When cells are placed in a hypotonic (low-salt) fluid, they can swell and burst. Meanwhile, cells in a hypertonic solution—with a higher salt concentration—can shrivel and die. How do fish cells avoid these gruesome fates in hypotonic freshwater or hypertonic seawater environments?

Fish employ osmoregulatory strategies to balance bodily levels of water and dissolved ions (i.e., solutes), such as sodium and chloride.

Imagine two solutions separated by a membrane that is permeable to water. Although water crosses the membrane in both directions, more water flows (i.e., there is net water movement) into the solution with a higher solute concentration; this is the essential part of osmosis.

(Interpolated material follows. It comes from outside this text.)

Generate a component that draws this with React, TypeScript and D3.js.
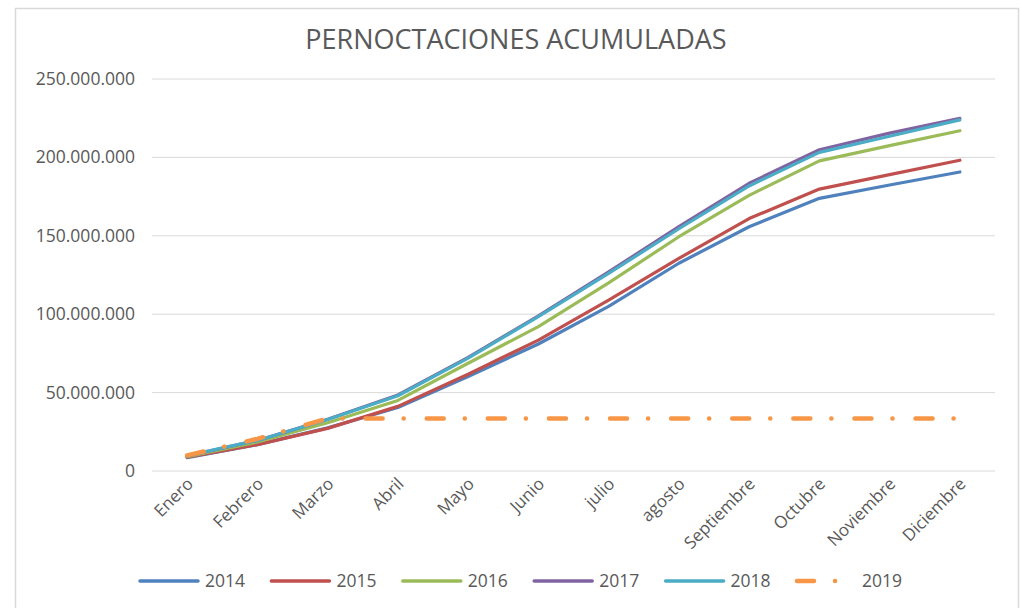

Fish Maintain Osmotic Balance by Osmoconforming or Osmoregulating

Osmoconformers maintain an internal solute concentration—or osmolarity—equal to that of their surroundings, and so they thrive in environments without frequent fluctuations. All osmoconformers are marine animals, although many marine animals are not osmoconformers.

Most fish are osmoregulators. Osmoregulators maintain internal osmolarity independent of the environment, making them adaptable to changing environments and equipped for migration.

Osmoregulation Requires Energy

Osmosis tends to equalize ion concentrations. Since fish require ion levels different from environmental concentrations, they need energy to maintain a solute gradient that optimizes their osmotic balance.

The energy required for osmotic balance depends on multiple factors, including the difference between internal and external ion concentrations. When osmolarity differences are minimal, less energy is required.

Alternative Osmotic Strategies

The bodily fluids of marine sharks and most other cartilaginous fish contain TMAO; this enables them to store urea and internally surpass the external osmolarity, allowing them to absorb water through osmosis.

Most animals are stenohaline—unable to tolerate large external osmolarity fluctuations. Euryhaline species, like salmon, can change osmoregulatory status. When salmon migrate from freshwater to the ocean, they undergo physiological changes, such as producing more cortisol to grow salt-secreting cells.